TASK BRIEF
Give the listing again in full, exactly as written.

START DATA FOR THIS TASK

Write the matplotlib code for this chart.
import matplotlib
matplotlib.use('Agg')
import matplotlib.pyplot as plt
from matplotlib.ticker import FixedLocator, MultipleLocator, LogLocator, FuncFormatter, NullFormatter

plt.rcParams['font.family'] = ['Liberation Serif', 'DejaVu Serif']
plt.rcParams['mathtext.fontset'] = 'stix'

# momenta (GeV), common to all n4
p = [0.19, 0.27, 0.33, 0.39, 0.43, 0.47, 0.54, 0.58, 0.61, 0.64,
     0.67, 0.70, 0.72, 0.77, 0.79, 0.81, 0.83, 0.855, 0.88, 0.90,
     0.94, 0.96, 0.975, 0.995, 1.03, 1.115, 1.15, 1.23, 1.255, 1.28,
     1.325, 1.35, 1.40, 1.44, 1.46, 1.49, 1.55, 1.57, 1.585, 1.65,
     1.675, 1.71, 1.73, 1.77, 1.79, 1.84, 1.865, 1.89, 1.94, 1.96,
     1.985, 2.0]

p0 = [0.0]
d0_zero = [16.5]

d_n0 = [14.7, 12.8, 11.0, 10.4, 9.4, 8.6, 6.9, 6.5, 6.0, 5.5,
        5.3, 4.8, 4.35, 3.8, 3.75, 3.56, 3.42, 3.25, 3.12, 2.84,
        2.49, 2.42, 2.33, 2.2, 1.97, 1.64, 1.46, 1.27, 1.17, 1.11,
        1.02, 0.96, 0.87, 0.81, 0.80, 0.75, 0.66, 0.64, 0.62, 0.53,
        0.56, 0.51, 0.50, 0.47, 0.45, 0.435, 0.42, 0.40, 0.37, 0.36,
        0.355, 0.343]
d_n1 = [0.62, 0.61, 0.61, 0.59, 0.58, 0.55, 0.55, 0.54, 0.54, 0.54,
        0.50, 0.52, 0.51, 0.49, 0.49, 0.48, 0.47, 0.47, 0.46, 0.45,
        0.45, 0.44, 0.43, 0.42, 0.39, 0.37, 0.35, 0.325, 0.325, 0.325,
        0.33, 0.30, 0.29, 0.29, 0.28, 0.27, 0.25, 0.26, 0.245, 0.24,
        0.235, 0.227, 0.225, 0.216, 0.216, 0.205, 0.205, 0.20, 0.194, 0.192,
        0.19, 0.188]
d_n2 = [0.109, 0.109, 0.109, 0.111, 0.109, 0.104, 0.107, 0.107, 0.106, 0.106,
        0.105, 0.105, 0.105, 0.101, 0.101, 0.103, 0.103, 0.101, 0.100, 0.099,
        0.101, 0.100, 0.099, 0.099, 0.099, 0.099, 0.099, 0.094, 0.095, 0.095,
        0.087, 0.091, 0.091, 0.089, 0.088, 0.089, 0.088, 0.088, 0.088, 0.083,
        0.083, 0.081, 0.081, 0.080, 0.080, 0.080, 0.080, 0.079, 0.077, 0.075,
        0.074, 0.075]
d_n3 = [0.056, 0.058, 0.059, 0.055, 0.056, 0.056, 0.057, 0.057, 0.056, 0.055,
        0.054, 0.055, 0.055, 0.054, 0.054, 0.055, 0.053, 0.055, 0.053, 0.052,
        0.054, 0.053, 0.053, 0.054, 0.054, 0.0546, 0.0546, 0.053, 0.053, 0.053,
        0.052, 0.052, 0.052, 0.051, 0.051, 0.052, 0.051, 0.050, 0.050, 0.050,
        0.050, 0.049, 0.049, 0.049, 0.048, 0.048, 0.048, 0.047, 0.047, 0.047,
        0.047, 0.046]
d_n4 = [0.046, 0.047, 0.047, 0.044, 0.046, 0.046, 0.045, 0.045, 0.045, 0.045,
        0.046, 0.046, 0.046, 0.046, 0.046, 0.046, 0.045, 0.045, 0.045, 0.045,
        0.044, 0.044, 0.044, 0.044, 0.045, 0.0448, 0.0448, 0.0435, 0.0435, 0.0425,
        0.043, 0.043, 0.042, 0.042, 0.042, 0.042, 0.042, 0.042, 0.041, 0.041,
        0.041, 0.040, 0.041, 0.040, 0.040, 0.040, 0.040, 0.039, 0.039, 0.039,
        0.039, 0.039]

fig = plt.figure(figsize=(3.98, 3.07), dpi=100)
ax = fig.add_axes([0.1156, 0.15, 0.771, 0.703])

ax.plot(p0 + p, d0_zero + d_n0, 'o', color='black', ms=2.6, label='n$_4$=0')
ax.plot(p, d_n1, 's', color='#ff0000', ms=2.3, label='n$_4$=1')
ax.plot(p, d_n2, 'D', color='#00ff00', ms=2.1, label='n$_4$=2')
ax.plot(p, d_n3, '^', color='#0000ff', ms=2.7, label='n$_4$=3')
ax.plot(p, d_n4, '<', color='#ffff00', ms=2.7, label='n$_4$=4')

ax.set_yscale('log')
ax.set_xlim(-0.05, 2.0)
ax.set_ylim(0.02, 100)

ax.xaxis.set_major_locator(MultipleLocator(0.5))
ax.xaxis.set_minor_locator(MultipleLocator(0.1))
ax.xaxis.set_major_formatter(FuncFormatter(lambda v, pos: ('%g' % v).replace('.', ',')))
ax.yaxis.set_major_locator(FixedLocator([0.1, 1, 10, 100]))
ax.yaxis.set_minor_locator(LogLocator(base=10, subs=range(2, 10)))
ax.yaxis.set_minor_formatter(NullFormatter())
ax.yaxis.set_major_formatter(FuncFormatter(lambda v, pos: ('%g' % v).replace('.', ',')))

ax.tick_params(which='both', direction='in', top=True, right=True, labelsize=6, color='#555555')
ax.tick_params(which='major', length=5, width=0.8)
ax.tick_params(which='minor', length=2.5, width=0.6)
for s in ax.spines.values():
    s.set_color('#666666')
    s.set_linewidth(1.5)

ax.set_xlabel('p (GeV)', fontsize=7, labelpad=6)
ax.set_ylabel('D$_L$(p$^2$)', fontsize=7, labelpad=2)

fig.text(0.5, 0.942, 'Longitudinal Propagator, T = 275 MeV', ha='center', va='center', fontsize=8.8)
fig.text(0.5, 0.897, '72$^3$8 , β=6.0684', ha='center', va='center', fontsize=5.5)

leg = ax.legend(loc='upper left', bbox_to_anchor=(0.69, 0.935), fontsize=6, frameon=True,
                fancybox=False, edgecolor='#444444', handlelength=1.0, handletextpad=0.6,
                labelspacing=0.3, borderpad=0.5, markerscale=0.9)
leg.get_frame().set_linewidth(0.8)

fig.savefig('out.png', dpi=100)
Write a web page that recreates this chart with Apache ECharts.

END DATA FOR THIS TASK

FULL OUTPUT
Write the matplotlib code for this chart.
import matplotlib
matplotlib.use('Agg')
import matplotlib.pyplot as plt
from matplotlib.ticker import FixedLocator, MultipleLocator, LogLocator, FuncFormatter, NullFormatter

plt.rcParams['font.family'] = ['Liberation Serif', 'DejaVu Serif']
plt.rcParams['mathtext.fontset'] = 'stix'

# momenta (GeV), common to all n4
p = [0.19, 0.27, 0.33, 0.39, 0.43, 0.47, 0.54, 0.58, 0.61, 0.64,
     0.67, 0.70, 0.72, 0.77, 0.79, 0.81, 0.83, 0.855, 0.88, 0.90,
     0.94, 0.96, 0.975, 0.995, 1.03, 1.115, 1.15, 1.23, 1.255, 1.28,
     1.325, 1.35, 1.40, 1.44, 1.46, 1.49, 1.55, 1.57, 1.585, 1.65,
     1.675, 1.71, 1.73, 1.77, 1.79, 1.84, 1.865, 1.89, 1.94, 1.96,
     1.985, 2.0]

p0 = [0.0]
d0_zero = [16.5]

d_n0 = [14.7, 12.8, 11.0, 10.4, 9.4, 8.6, 6.9, 6.5, 6.0, 5.5,
        5.3, 4.8, 4.35, 3.8, 3.75, 3.56, 3.42, 3.25, 3.12, 2.84,
        2.49, 2.42, 2.33, 2.2, 1.97, 1.64, 1.46, 1.27, 1.17, 1.11,
        1.02, 0.96, 0.87, 0.81, 0.80, 0.75, 0.66, 0.64, 0.62, 0.53,
        0.56, 0.51, 0.50, 0.47, 0.45, 0.435, 0.42, 0.40, 0.37, 0.36,
        0.355, 0.343]
d_n1 = [0.62, 0.61, 0.61, 0.59, 0.58, 0.55, 0.55, 0.54, 0.54, 0.54,
        0.50, 0.52, 0.51, 0.49, 0.49, 0.48, 0.47, 0.47, 0.46, 0.45,
        0.45, 0.44, 0.43, 0.42, 0.39, 0.37, 0.35, 0.325, 0.325, 0.325,
        0.33, 0.30, 0.29, 0.29, 0.28, 0.27, 0.25, 0.26, 0.245, 0.24,
        0.235, 0.227, 0.225, 0.216, 0.216, 0.205, 0.205, 0.20, 0.194, 0.192,
        0.19, 0.188]
d_n2 = [0.109, 0.109, 0.109, 0.111, 0.109, 0.104, 0.107, 0.107, 0.106, 0.106,
        0.105, 0.105, 0.105, 0.101, 0.101, 0.103, 0.103, 0.101, 0.100, 0.099,
        0.101, 0.100, 0.099, 0.099, 0.099, 0.099, 0.099, 0.094, 0.095, 0.095,
        0.087, 0.091, 0.091, 0.089, 0.088, 0.089, 0.088, 0.088, 0.088, 0.083,
        0.083, 0.081, 0.081, 0.080, 0.080, 0.080, 0.080, 0.079, 0.077, 0.075,
        0.074, 0.075]
d_n3 = [0.056, 0.058, 0.059, 0.055, 0.056, 0.056, 0.057, 0.057, 0.056, 0.055,
        0.054, 0.055, 0.055, 0.054, 0.054, 0.055, 0.053, 0.055, 0.053, 0.052,
        0.054, 0.053, 0.053, 0.054, 0.054, 0.0546, 0.0546, 0.053, 0.053, 0.053,
        0.052, 0.052, 0.052, 0.051, 0.051, 0.052, 0.051, 0.050, 0.050, 0.050,
        0.050, 0.049, 0.049, 0.049, 0.048, 0.048, 0.048, 0.047, 0.047, 0.047,
        0.047, 0.046]
d_n4 = [0.046, 0.047, 0.047, 0.044, 0.046, 0.046, 0.045, 0.045, 0.045, 0.045,
        0.046, 0.046, 0.046, 0.046, 0.046, 0.046, 0.045, 0.045, 0.045, 0.045,
        0.044, 0.044, 0.044, 0.044, 0.045, 0.0448, 0.0448, 0.0435, 0.0435, 0.0425,
        0.043, 0.043, 0.042, 0.042, 0.042, 0.042, 0.042, 0.042, 0.041, 0.041,
        0.041, 0.040, 0.041, 0.040, 0.040, 0.040, 0.040, 0.039, 0.039, 0.039,
        0.039, 0.039]

fig = plt.figure(figsize=(3.98, 3.07), dpi=100)
ax = fig.add_axes([0.1156, 0.15, 0.771, 0.703])

ax.plot(p0 + p, d0_zero + d_n0, 'o', color='black', ms=2.6, label='n$_4$=0')
ax.plot(p, d_n1, 's', color='#ff0000', ms=2.3, label='n$_4$=1')
ax.plot(p, d_n2, 'D', color='#00ff00', ms=2.1, label='n$_4$=2')
ax.plot(p, d_n3, '^', color='#0000ff', ms=2.7, label='n$_4$=3')
ax.plot(p, d_n4, '<', color='#ffff00', ms=2.7, label='n$_4$=4')

ax.set_yscale('log')
ax.set_xlim(-0.05, 2.0)
ax.set_ylim(0.02, 100)

ax.xaxis.set_major_locator(MultipleLocator(0.5))
ax.xaxis.set_minor_locator(MultipleLocator(0.1))
ax.xaxis.set_major_formatter(FuncFormatter(lambda v, pos: ('%g' % v).replace('.', ',')))
ax.yaxis.set_major_locator(FixedLocator([0.1, 1, 10, 100]))
ax.yaxis.set_minor_locator(LogLocator(base=10, subs=range(2, 10)))
ax.yaxis.set_minor_formatter(NullFormatter())
ax.yaxis.set_major_formatter(FuncFormatter(lambda v, pos: ('%g' % v).replace('.', ',')))

ax.tick_params(which='both', direction='in', top=True, right=True, labelsize=6, color='#555555')
ax.tick_params(which='major', length=5, width=0.8)
ax.tick_params(which='minor', length=2.5, width=0.6)
for s in ax.spines.values():
    s.set_color('#666666')
    s.set_linewidth(1.5)

ax.set_xlabel('p (GeV)', fontsize=7, labelpad=6)
ax.set_ylabel('D$_L$(p$^2$)', fontsize=7, labelpad=2)

fig.text(0.5, 0.942, 'Longitudinal Propagator, T = 275 MeV', ha='center', va='center', fontsize=8.8)
fig.text(0.5, 0.897, '72$^3$8 , β=6.0684', ha='center', va='center', fontsize=5.5)

leg = ax.legend(loc='upper left', bbox_to_anchor=(0.69, 0.935), fontsize=6, frameon=True,
                fancybox=False, edgecolor='#444444', handlelength=1.0, handletextpad=0.6,
                labelspacing=0.3, borderpad=0.5, markerscale=0.9)
leg.get_frame().set_linewidth(0.8)

fig.savefig('out.png', dpi=100)
Write a web page that recreates this chart with Apache ECharts.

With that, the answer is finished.